The pilot confidently told reporters
that the landing “…was easy enough. I
think the trick could be successfully turned nine times out of ten.”
Ely was now enthusiastic about a
possible career with the Navy. He
communicated with the Navy Department offering his services. Capt. Chambers had to give him the discouraging
news that he could not enlist him because the Navy did not yet have
a flying service. But Chambers gave him
every signal that he would be a top candidate as soon as such a service
was inaugurated. He also had advice for
Ely, whose demonstration flights for Curtis, including dangerous dives
and steep turns which strained the capacity of his fragile
aircraft, to cut it out for the sake of his life and the future of
aviation.
Of course, Ely, always a daredevil,
did not take the advice to heart. When
asked by his home state newspaper the Des Moines Register if he would retire
on his laurels, he said, “I guess I will be like the rest of them, keep
at it until I am killed.” It proved to
be prophetic.
At an exhibition at Macon, Georgia on October 11, 1911,
just days short of his 25th birthday, Ely failed to pull out of a
dive. His Curtis biplane crashed. Ely jumped clear just before impact
but broke his spine and died
on October 19. He was buried in
his hometown on his birthday.
In 1933 Congress posthumously awarded
the Distinguished Flying Cross to
Ely, “for extraordinary achievement as a pioneer civilian aviator and for his
significant contribution to the development of aviation in the United States
Navy.” An exhibit of retired naval aircraft at Naval Air Station Norfolk is named for
him, and a granite historical marker
in Newport News overlooks the waters where he made that first take off from a
ship. To commemorate the 100th anniversary of that flight, Commander Bob Coolbaugh flew a
personally built replica of Ely’s Curtiss from the runway at NAS Norfolk
on November 12, 2010.
Lieutenant
Theodore Ellyson became the Navy’s first pilot in
1911 when Curtis offered to train an officer for free. He and Curtis went on to collaborate in the
development of a float plane and he
became the first pilot to be launched from a ship-born catapult.

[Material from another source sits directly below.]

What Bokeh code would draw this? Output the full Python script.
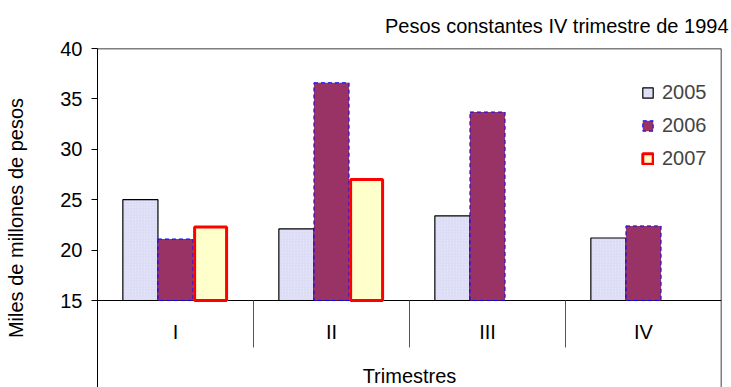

But it wasn’t until 1914 than a formal Naval Air Service was formed.
The Birmingham’s place in naval aviation history was not over
either. Subsequently converted to a Torpedo tender she became flagship of the Atlantic Fleet Torpedo Flotilla. In 1916 when conducting operations
in support of the landing of an expeditionary
force at Veracruz during the Mexican Revolution, she deployed two
Curtis float planes, launched by catapult to scout for mines. It was the first military mission by a US heavier-than-air aircraft.